The most useful framing was that WASI 0.3 is not trying to be “
POSIX for WebAssembly” anymore. It is trying to be a standard way to define capability-limited, cross-language component boundaries for sandboxed code. That clicked for people building plugin systems, workflow engines, edge runtimes, user-submitted code execution, and browser or server environments that need to run code from many languages with tight control over permissions. In that world, the component model is not extra ceremony. It is the point. It gives hosts a typed interface contract, better sandboxing than native plugins, and a portable artifact that is not tied to one operating system or CPU.
That also explains the backlash. People who liked early WASI because it was a simple way to run existing C or POSIX-like tools inside Wasm do not see much value in the newer abstractions. For them, the old model already hit the sweet spot. They worry the scope expanded from “system interface” into a much broader standard interface layer before the original target was finished. Several comments argued this makes WASI harder to follow, harder to implement, and less trustworthy as a stable target.
The strongest defense of 0.3 was technical rather than ideological. Async was impossible to express cleanly in WASI 0.2, which forced blocking abstractions that were a poor fit for many hosts and left performance on the table at the foreign function interface boundary. Moving to futures and streams is not just abstraction fever. It is a way to match modern runtimes more naturally and reduce translation overhead between
guest and
host. A related implementation detail calmed one concern: stackful async in the component
ABI does not require the still-spotty Wasm stack-switching proposal, because runtimes can implement it with host support today.

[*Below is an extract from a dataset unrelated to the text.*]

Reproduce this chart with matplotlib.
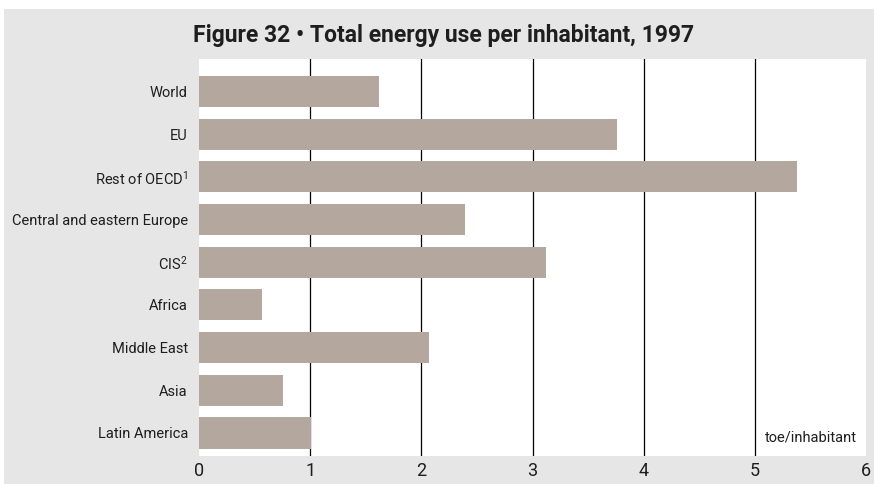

The mood was mixed but engaged. Plenty of people are already using WASI-style tooling in production-adjacent niches, especially for plugins and untrusted code, which undercut the idea that Wasm has failed to find a use. But even supporters treated 0.3 as a moving target. The consensus was blunt: if you want stability, this is not the release to bet your platform on. If you want the direction of travel for sandboxed, typed, multi-language components, this is it.